Zu guter Letzt sind die besten Erfahrungen die, bei denen Lernende selbst etwas tun und nicht einfach passiv bleiben. Die beste Art von EdTech ist Selbstbefähigung, nicht die Verbreitung von Inhalten. Die Vision von Babbel für unser Produkt ist ein gutes Beispiel dafür: Wir wollen nicht, dass Lernende ihre neu erworbenen Fähigkeiten einfach für sich selbst behalten. Wir hoffen, dass wir sie dazu inspirieren können, hinaus in die weite Welt zu gehen und mit Menschen zu reden – damit sie die Sprachkenntnisse, die sie mit uns erworben haben, mithilfe von Alltagserfahrungen vertiefen und erweitern können.

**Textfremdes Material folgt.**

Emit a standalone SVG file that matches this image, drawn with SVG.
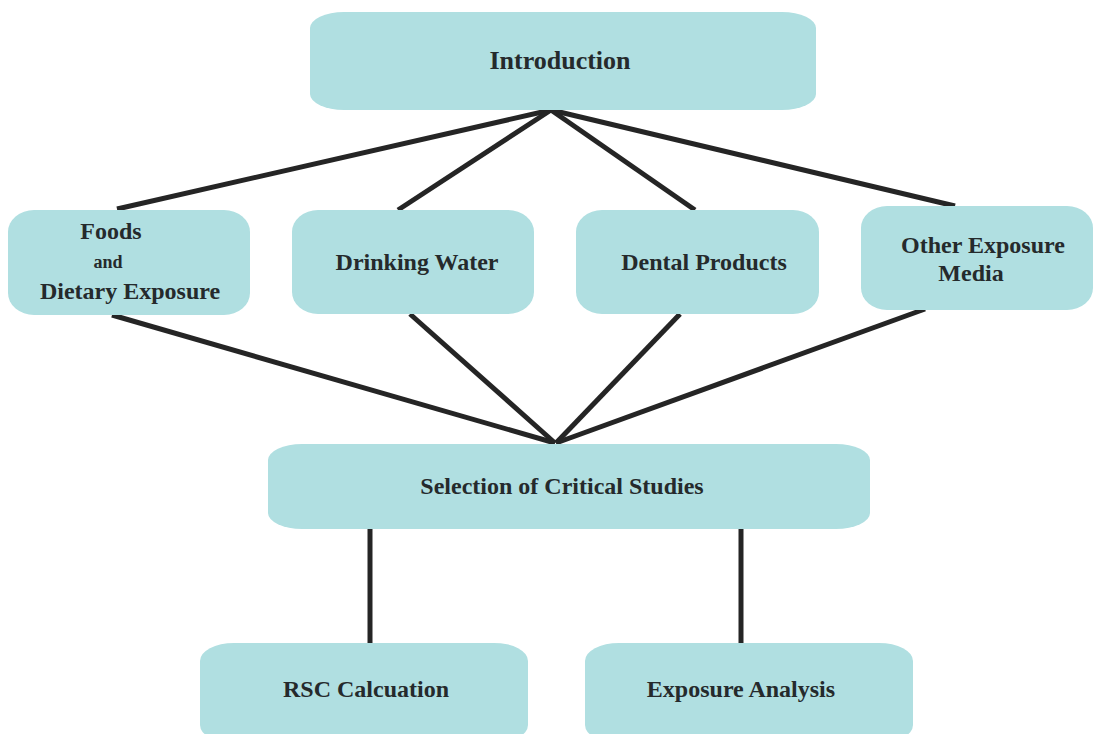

ZS: In diesem Sinne habe ich eine letzte Frage an dich: Welche aufkommenden Technologien oder pädagogische Ansätze sind deiner Ansicht nach am bedeutsamsten für die Zukunft des Sprachenlernens?
GS: Das ist eine einfache Frage! Beim Sprachenlernen geht es zwar teilweise darum, grundlegende Kenntnisse zu erwerben, aber noch viel mehr, Selbstvertrauen aufzubauen, indem man ganz in eine neue Sprache und Kultur eintaucht und mit anderen Menschen interagiert. Bei ein paar spannenden neuen Technologien geht es genau um diesen Aspekt. Einige Schlagworte in diesem Kontext sind Spracherkennung und die automatische Generierung von Dialogen, beides großartige Tools, um seine kommunikativen Fähigkeiten zu üben und zu verbessern. Andere Technologien sind VR und 360°-Videos, die es dem Lernenden erlauben, in eine neue Kultur und andere Umgebung einzutauchen. Und es stehen noch viele andere coole Sachen an.
ZS: Vielen Dank für deine interessanten Einblicke, Geoff – und herzlich willkommen bei Babbel!